Authors
Felix Salazar-Garcia, Esperanza Gallardo-Diaz, Prudencia Ceron-Mireles,
Dana Loomis, Victor H. Borja-Aburto.
Title
Reproductive effects of occupational DDT exposure among male malaria
control workers.
Journal
Environmental Health Perspectives: 112(5):542-547, 2004.
Summary
DDT (dichlorodiphenyltrichloroethane) was used to control vectors (mosquitoes)
in malaria control programs in many developing and developed nations
during later part of the last century. Many developed countries subsequently
banned DDT use in the 1970's and 1980's because of demonstrated adverse
effects on wild life and humans. Some countries like Mexico, continued
using DDT for mosquito control up until 1999 because of its low cost,
effectiveness and low toxicity to people compared to other chemicals.
Both animal experiments
and human studies on females have revealed the reproductive effects
(birth defects) of exposure to DDT which have been attributed to the
anti-androgenic and estrogenic properties of the DDT metabolite, DDE
(1,1-dichloro-2,2-bis(p-chlorophenyl)ethylene), which accumulates in
fat tissue. Prior studies on males have focused on sperm counts, semen
analysis and reproductive hormone levels.
The present study,
for the first time, focused on the reproductive effects of occupational
DDT exposure in males. A historical cohort was established by the Ministry
of Health in Mexico for workers who worked in the malaria control program
for at least 1 year between 1956 and 1990. This study was based on cross-sectional
data of 2,033 workers (who survived to the year 2000), from the sub-cohort
corresponding to pacific area of Mexico. A total of 9,187 pregnancies
were parented. The reproductive outcomes in this study included- congenital
malformations, spontaneous abortion, and alteration of the sex ratio
which were the indicators of teratogenicity, embryotoxicity, and endocrine
disruption respectively.
DDT exposure was
evaluated using three approaches. The first method used a dichotomous
exposure variable. In the second approach, the paternal exposure for
each pregnancy was classified into 4 categories - 1. Unexposed (never
exposed to DDT), 2. Indirectly exposed (worked in DDT sprayed areas
and DDT storage), 3. Directly exposed (applied DDT or prepared the mixture
before pregnancy), and 4. Combined direct and indirect exposure (applied
DDT and prepared mixtures for some years and also performed other activities
where there is possibility for potential exposure before pregnancy).

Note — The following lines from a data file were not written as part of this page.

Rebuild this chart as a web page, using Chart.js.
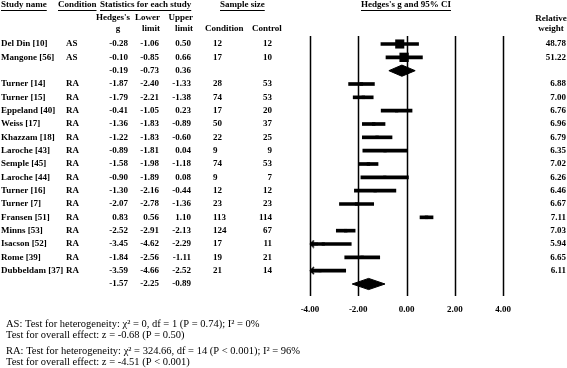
<!DOCTYPE html>
<html>
<head>
  <title>Hedges's g and 95% CI</title>
  <script src="https://cdn.jsdelivr.net/npm/chart.js"></script>
  <style>
    body {
      margin: 0;
      background-color: #fff;
    }

    .plot-container {
      position: relative;
      width: 567px;
      height: 368px;
    }
  </style>
</head>
<body>
  <div class="plot-container">
    <canvas id="forestChart"></canvas>
  </div>

  <script>
    // one entry per study, in table order
    const studyNames = ['Del Din [10]', 'Mangone [56]', 'Turner [14]', 'Turner [15]', 'Eppeland [40]', 'Weiss [17]',
      'Khazzam [18]', 'Laroche [43]', 'Semple [45]', 'Laroche [44]', 'Turner [16]', 'Turner [7]', 'Fransen [51]',
      'Minns [53]', 'Isacson [52]', 'Rome [39]', 'Dubbeldam [37]'];
    const conditions = ['AS', 'AS', 'RA', 'RA', 'RA', 'RA', 'RA', 'RA', 'RA', 'RA', 'RA', 'RA', 'RA', 'RA', 'RA', 'RA', 'RA'];
    const hedgesG = [-0.28, -0.10, -1.87, -1.79, -0.41, -1.36, -1.22, -0.89, -1.58, -0.90, -1.30, -2.07, 0.83, -2.52, -3.45, -1.84, -3.59];
    const lowerLimit = [-1.06, -0.85, -2.40, -2.21, -1.05, -1.83, -1.83, -1.81, -1.98, -1.89, -2.16, -2.78, 0.56, -2.91, -4.62, -2.56, -4.66];
    const upperLimit = [0.50, 0.66, -1.33, -1.38, 0.23, -0.89, -0.60, 0.04, -1.18, 0.08, -0.44, -1.36, 1.10, -2.13, -2.29, -1.11, -2.52];
    const nCondition = [12, 17, 28, 74, 17, 50, 22, 9, 74, 9, 12, 23, 113, 124, 17, 19, 21];
    const nControl = [12, 10, 53, 53, 20, 37, 25, 9, 53, 7, 12, 23, 114, 67, 11, 21, 14];
    const relativeWeight = [48.78, 51.22, 6.88, 7.00, 6.76, 6.96, 6.79, 6.35, 7.02, 6.26, 6.46, 6.67, 7.11, 7.03, 5.94, 6.65, 6.11];

    // pooled result per condition
    const groups = ['AS', 'RA'];
    const summaryG = [-0.19, -1.57];
    const summaryLower = [-0.73, -2.25];
    const summaryUpper = [0.36, -0.89];

    const xTicks = [-4, -2, 0, 2, 4];

    const footerLines = [
      'AS: Test for heterogeneity: \u03c7\u00b2 = 0, df = 1 (P = 0.74); I\u00b2 = 0%',
      'Test for overall effect: z = -0.68 (P = 0.50)',
      'RA: Test for heterogeneity: \u03c7\u00b2 = 324.66, df = 14 (P < 0.001); I\u00b2 = 96%',
      'Test for overall effect: z = -4.51 (P < 0.001)'
    ];

    // table rows: studies of a group, then its pooled line
    const studyRow = [];
    const summaryRow = [];
    let rowCount = 0;
    groups.forEach((grp, gi) => {
      conditions.forEach((c, i) => {
        if (c === grp) studyRow[i] = rowCount++;
      });
      summaryRow[gi] = rowCount++;
    });

    const xMin = xTicks[0];
    const xMax = xTicks[xTicks.length - 1];
    const serif = '"Liberation Serif", "Times New Roman", serif';

    // little open arrow head for intervals running off the left edge
    function makeArrowHead() {
      const c = document.createElement('canvas');
      c.width = 16;
      c.height = 9;
      const g = c.getContext('2d');
      g.strokeStyle = '#000';
      g.lineWidth = 1.6;
      g.beginPath();
      g.moveTo(12, 1);
      g.lineTo(8.5, 4.5);
      g.lineTo(12, 8);
      g.stroke();
      g.fillRect(8, 3.2, 8, 2.6);
      return c;
    }

    const squareSize = relativeWeight.map(w => 0.92 * Math.sqrt(w));
    const DIAMOND_HALF = 0.42;

    const datasets = [];

    datasets.push({
      type: 'scatter',
      order: 0,
      data: hedgesG.map((g, i) => ({ x: g, y: studyRow[i] })),
      pointStyle: 'rect',
      pointRadius: squareSize,
      pointHoverRadius: squareSize,
      pointBackgroundColor: '#000',
      pointBorderWidth: 0
    });

    datasets.push({
      type: 'bar',
      indexAxis: 'y',
      order: 2,
      clip: 0,
      data: hedgesG.map((_, i) => ({ x: [lowerLimit[i], upperLimit[i]], y: studyRow[i] })),
      backgroundColor: '#000',
      borderWidth: 0,
      barThickness: 3
    });

    summaryG.forEach((g, k) => {
      const r = summaryRow[k];
      datasets.push({
        type: 'line',
        order: 1,
        data: [
          { x: summaryLower[k], y: r },
          { x: g, y: r - DIAMOND_HALF },
          { x: summaryUpper[k], y: r },
          { x: g, y: r + DIAMOND_HALF },
          { x: summaryLower[k], y: r }
        ],
        borderColor: '#000',
        backgroundColor: '#000',
        borderWidth: 1,
        pointRadius: 0,
        tension: 0,
        fill: 'shape'
      });
    });

    datasets.push({
      type: 'scatter',
      order: 0,
      clip: false,
      data: lowerLimit.map((lo, i) => lo < xMin ? { x: xMin, y: studyRow[i] } : null).filter(p => p),
      pointStyle: makeArrowHead(),
      pointRadius: 5
    });

    function drawText(ctx, str, x, y, align, underline) {
      ctx.textAlign = align;
      ctx.fillText(str, x, y);
      if (underline) {
        const w = ctx.measureText(str).width;
        const x0 = align === 'center' ? x - w / 2 : align === 'right' ? x - w : x;
        ctx.fillRect(x0, y + 5, w, 1);
      }
    }

    // the vertical reference lines, one per x tick, across the plot rows
    const refLinesPlugin = {
      id: 'refLines',
      beforeDatasetsDraw(chart) {
        const { ctx, chartArea, scales } = chart;
        ctx.save();
        ctx.strokeStyle = '#000';
        ctx.lineWidth = 1.5;
        xTicks.forEach(v => {
          const px = Math.round(scales.x.getPixelForValue(v)) + 0.5;
          ctx.beginPath();
          ctx.moveTo(px, chartArea.top);
          ctx.lineTo(px, chartArea.bottom);
          ctx.stroke();
        });
        ctx.restore();
      }
    };

    const tablePlugin = {
      id: 'tableText',
      afterDraw(chart) {
        const ctx = chart.ctx;
        const yScale = chart.scales.y;
        ctx.save();
        ctx.fillStyle = '#000';
        ctx.textBaseline = 'middle';
        ctx.font = 'bold 9px ' + serif;

        // headers
        drawText(ctx, 'Study name', 1, 5, 'left', true);
        drawText(ctx, 'Condition', 58, 5, 'left', true);
        drawText(ctx, 'Statistics for each study', 100, 5, 'left', true);
        drawText(ctx, 'Sample size', 220, 5, 'left', true);
        drawText(ctx, "Hedges's g and 95% CI", 406, 5, 'center', true);

        drawText(ctx, "Hedges's", 113, 18, 'center');
        drawText(ctx, 'g', 118, 29, 'center');
        drawText(ctx, 'Lower', 160, 18, 'right');
        drawText(ctx, 'limit', 160, 29, 'right');
        drawText(ctx, 'Upper', 193, 18, 'right');
        drawText(ctx, 'limit', 193, 29, 'right');
        drawText(ctx, 'Condition', 205, 29, 'left');
        drawText(ctx, 'Control', 252, 29, 'left');
        drawText(ctx, 'Relative', 551, 19, 'center');
        drawText(ctx, 'weight', 551, 29, 'center');

        studyNames.forEach((name, i) => {
          const py = yScale.getPixelForValue(studyRow[i]);
          drawText(ctx, name, 1, py, 'left');
          drawText(ctx, conditions[i], 66, py, 'left');
          drawText(ctx, hedgesG[i].toFixed(2), 128, py, 'right');
          drawText(ctx, lowerLimit[i].toFixed(2), 159, py, 'right');
          drawText(ctx, upperLimit[i].toFixed(2), 191, py, 'right');
          drawText(ctx, String(nCondition[i]), 213, py, 'left');
          drawText(ctx, String(nControl[i]), 272, py, 'right');
          drawText(ctx, relativeWeight[i].toFixed(2), 566, py, 'right');
        });

        summaryG.forEach((g, k) => {
          const py = yScale.getPixelForValue(summaryRow[k]);
          drawText(ctx, g.toFixed(2), 128, py, 'right');
          drawText(ctx, summaryLower[k].toFixed(2), 159, py, 'right');
          drawText(ctx, summaryUpper[k].toFixed(2), 191, py, 'right');
        });

        // heterogeneity notes
        ctx.font = '10.5px ' + serif;
        const footY = [324, 335, 351, 362];
        footerLines.forEach((line, i) => drawText(ctx, line, 6, footY[i], 'left'));
        ctx.restore();
      }
    };

    new Chart(document.getElementById('forestChart'), {
      type: 'scatter',
      data: { datasets: datasets },
      options: {
        responsive: true,
        maintainAspectRatio: false,
        animation: false,
        layout: {
          padding: { left: 310, right: 64, top: 36, bottom: 54 }
        },
        plugins: {
          legend: { display: false },
          tooltip: { enabled: false }
        },
        scales: {
          x: {
            type: 'linear',
            min: xMin,
            max: xMax,
            afterBuildTicks: scale => {
              scale.ticks = xTicks.map(v => ({ value: v }));
            },
            afterFit: scale => {
              scale.height = 18;
            },
            ticks: {
              callback: v => v.toFixed(2),
              color: '#000',
              padding: 8,
              maxRotation: 0,
              font: { family: serif, weight: 'bold', size: 9 }
            },
            grid: { display: false, drawTicks: false },
            border: { display: false }
          },
          y: {
            type: 'linear',
            display: false,
            reverse: true,
            offset: false,
            min: -0.6,
            max: rowCount - 1 + 0.9
          }
        }
      },
      plugins: [refLinesPlugin, tablePlugin]
    });
  </script>
</body>
</html>
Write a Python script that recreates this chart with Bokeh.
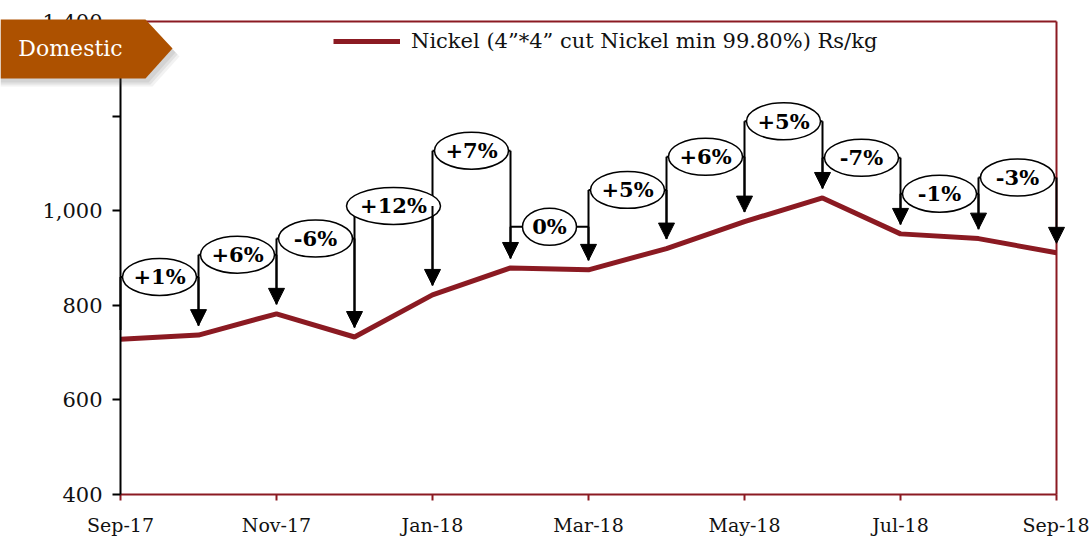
from bokeh.plotting import figure
from bokeh.models import (Range1d, FixedTicker, NumeralTickFormatter, Arrow, NormalHead,
                          ColumnDataSource, Label, PolyAnnotation, Legend, LegendItem, LinearAxis)
from bokeh.core.properties import value
from bokeh.embed import file_html
from bokeh.resources import INLINE

# ---- data ----
months = ["Sep-17", "Oct-17", "Nov-17", "Dec-17", "Jan-18", "Feb-18", "Mar-18",
          "Apr-18", "May-18", "Jun-18", "Jul-18", "Aug-18", "Sep-18"]
nickel = [728, 737, 782, 733, 822, 879, 875, 920, 977, 1027, 951, 941, 911]
change_labels = ["+1%", "+6%", "-6%", "+12%", "+7%", "0%", "+5%", "+6%", "+5%",
                 "-7%", "-1%", "-3%"]
bracket_top = [860, 907, 941, 1010, 1127, 966, 1044, 1114, 1189, 1112, 1036, 1070]
y_ticks = [400, 600, 800, 1000, 1200, 1400]
series_name = "Nickel (4\u201d*4\u201d cut Nickel min 99.80%) Rs/kg"
banner_text = "Domestic"

RED = "#8B1A22"
FONT = "DejaVu Serif"
GAP = 20  # arrow tip clearance above the line, in data units

# ---- layout (pixels) ----
W, H = 1089, 539
LEFT, RIGHT, TOP, BOTTOM = 120, 1056, 21, 494
Y0, Y1 = y_ticks[0], y_ticks[-1]
X0, X1 = 0, len(months) - 1
xpx = (RIGHT - LEFT) / (X1 - X0)
ypx = (BOTTOM - TOP) / (Y1 - Y0)

x = list(range(len(months)))

p = figure(width=W, height=H, output_backend="svg", toolbar_location=None,
           x_range=Range1d(X0 - LEFT / xpx, X1 + (W - RIGHT) / xpx),
           y_range=Range1d(Y0 - (H - BOTTOM) / ypx, Y1 + TOP / ypx),
           min_border=0, background_fill_color="white", border_fill_color="white")
p.xgrid.visible = False
p.ygrid.visible = False
p.outline_line_color = None

# y axis (left)
ya = p.yaxis[0]
ya.fixed_location = X0
ya.bounds = (Y0, Y1)
ya.ticker = FixedTicker(ticks=y_ticks)
ya.formatter = NumeralTickFormatter(format="0,0")
ya.major_label_overrides = {1200: ""}
ya.axis_line_color = "black"
ya.axis_line_width = 2
ya.major_tick_line_color = "black"
ya.major_tick_line_width = 2
ya.major_tick_out = 8
ya.major_tick_in = 0
ya.minor_tick_line_color = None
ya.major_label_standoff = 10
ya.major_label_text_font = FONT
ya.major_label_text_font_size = "21px"
ya.major_label_text_color = "#111111"

# x axis (bottom)
xa = p.xaxis[0]
xa.fixed_location = Y0
xa.bounds = (X0, X1)
xa.ticker = FixedTicker(ticks=x[::2])
xa.major_label_overrides = {i: months[i] for i in x[::2]}
xa.axis_line_color = RED
xa.axis_line_width = 2
xa.major_tick_line_color = RED
xa.major_tick_line_width = 2
xa.major_tick_out = 6
xa.major_tick_in = 0
xa.minor_tick_line_color = None
xa.major_label_standoff = 13
xa.major_label_text_font = FONT
xa.major_label_text_font_size = "19px"
xa.major_label_text_color = "#111111"

# top and right border lines
for loc, fixed, bnds in (("above", Y1, (X0, X1)), ("right", X1, (Y0, Y1))):
    ax = LinearAxis(fixed_location=fixed, bounds=bnds, axis_line_color=RED, axis_line_width=2,
                    major_tick_line_color=None, minor_tick_line_color=None,
                    major_label_text_color=None)
    p.add_layout(ax, loc)

# main line
line_r = p.line(x, nickel, line_color=RED, line_width=5)

# difference brackets
n = len(change_labels)
left_x = x[:n]
right_x = x[1:]
start_y = [nickel[i] + GAP for i in range(n)]
end_y = [nickel[i + 1] + GAP for i in range(n)]
mid_x = [i + 0.5 for i in range(n)]

p.segment(x0=left_x, y0=start_y, x1=left_x, y1=bracket_top, line_color="black", line_width=2)
p.segment(x0=left_x, y0=bracket_top, x1=right_x, y1=bracket_top, line_color="black", line_width=2)

arrow_src = ColumnDataSource(dict(xs=right_x, ys=bracket_top, xe=right_x, ye=end_y))
p.add_layout(Arrow(end=NormalHead(size=16, fill_color="black", line_color="black", line_width=1),
                   x_start="xs", y_start="ys", x_end="xe", y_end="ye", source=arrow_src,
                   line_color="black", line_width=2))

ell_w = [20 * len(s) + 14 for s in change_labels]
p.ellipse(x=mid_x, y=bracket_top, width=ell_w, height=37, width_units="screen",
          height_units="screen", fill_color="white", line_color="black", line_width=1.5)
p.text(x=mid_x, y=bracket_top, text=change_labels, text_font=value(FONT),
       text_font_style="bold", text_font_size="21px", text_align="center",
       text_baseline="middle", text_color="black")

# legend
legend = Legend(items=[LegendItem(label=series_name, renderers=[line_r])],
                location=(333, H - 53), orientation="horizontal",
                glyph_width=67, glyph_height=20, label_standoff=11,
                padding=0, margin=0, spacing=0,
                border_line_color=None, background_fill_alpha=0,
                label_text_font=FONT, label_text_font_size="21px",
                label_text_color="#111111")
p.add_layout(legend, "center")

# banner (screen units, frame == canvas, y measured from bottom)
def flip(ys):
    return [H - v for v in ys]

for dx, dy, a in ((3, 4, 0.10), (5, 6, 0.10), (7, 8, 0.08)):
    p.add_layout(PolyAnnotation(xs=[0, 145 + dx, 172 + dx, 145 + dx, 0],
                                ys=flip([19 + dy, 19 + dy, 48 + dy, 78 + dy, 78 + dy]),
                                xs_units="screen", ys_units="screen",
                                fill_color="#555555", fill_alpha=a, line_color=None))
banner = PolyAnnotation(xs=[0, 145, 172, 145, 0], ys=flip([19, 19, 48, 78, 78]),
                        xs_units="screen", ys_units="screen",
                        fill_color="#AD5100", fill_alpha=1, line_color=None)
p.add_layout(banner)
p.add_layout(Label(x=70, y=H - 48, x_units="screen", y_units="screen", text=banner_text,
                   text_font=FONT, text_font_size="22px", text_color="white",
                   text_align="center", text_baseline="middle"))

open("out.html", "w").write(file_html(p, INLINE))
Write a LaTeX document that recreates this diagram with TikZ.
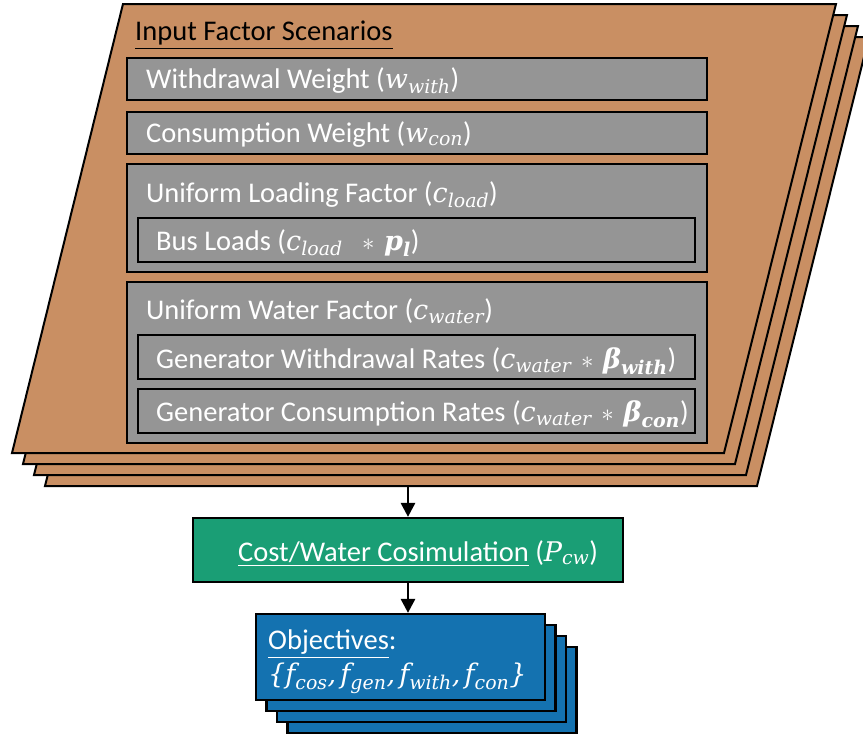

The third approach was based on an estimate of DDE concentration in
adipose tissue which was categorized into quartiles. The estimates of
concentration of DDE in adipose tissue was based on the model developed
by Rivero-Rodriguez et al, and not on true laboratory measures. Other
pesticides of the organochlorine group (lindane and dieldrin) and the
organophosphate group (temphos, malathion, and fenthion) were also assessed
apart from DDT for each pregnancy. Other factors including smoking,
alcohol, exposure to other chemicals & agricultural pesticides at
the time of pregnancy, maternal and paternal age and socio economic
status were also assessed for the reproductive outcomes as dichotomous
exposure variables.
In this study a
significant association between birth defects and paternal DDT exposure
was observed in all three approaches of exposure assessment. These findings
were not affected by missing information on pregnancies as revealed
by the sensitivity analysis and changes in the amount of DDT sprayed
between years 1956 and 1999 as revealed by the addition of time variable,
adding strength to the findings. Moreover the results are consistent
with the prior research on DDT exposure in animals and humans. A clear
dose response relationship between DDT metabolite accumulated in fat
tissue and birth defects however, could not be established as a plateau
was observed at higher concentrations of exposure. No clear association
was observed between DDT exposure and spontaneous abortion and no change
in the sex ratio was observed which was proposed as an indicator for
endocrine disruption. Exposure to malathion as well as maternal age
were other factors found to be associated with reproductive effects
after controlling for DDT exposure. The mechanism for reproductive effects
of DDT exposure in males is unclear. Sperm genetic alterations and indirect
exposure to the fetus through the mother from the soiled clothing of
the male partner were some hypothesized mechanisms.
One limitation of
the study is the potential for bias due to the misclassification of
outcomes and exposures such as the over-reporting of recent jobs and
events. Another limitation is the validity of using sex ratio as an
indicator for endocrine disruption.
The present study
provides evidence for reproductive effects of occupational DDT exposure
in males. However, there are several important limitations to this study.
It is unclear who could ever have been considered as never exposed to
DDT given the wide spread use and continued persistence of this pesticide
even in regions of the world where it was never used. Moreover, given
the persistence of organochlorines in the environment it is not reasonable
to treat exposure as a dichotomous variable. Furthermore, the significance
of the findings for general population remains uncertain due to lower
concentration of DDT exposure in contemporary populations.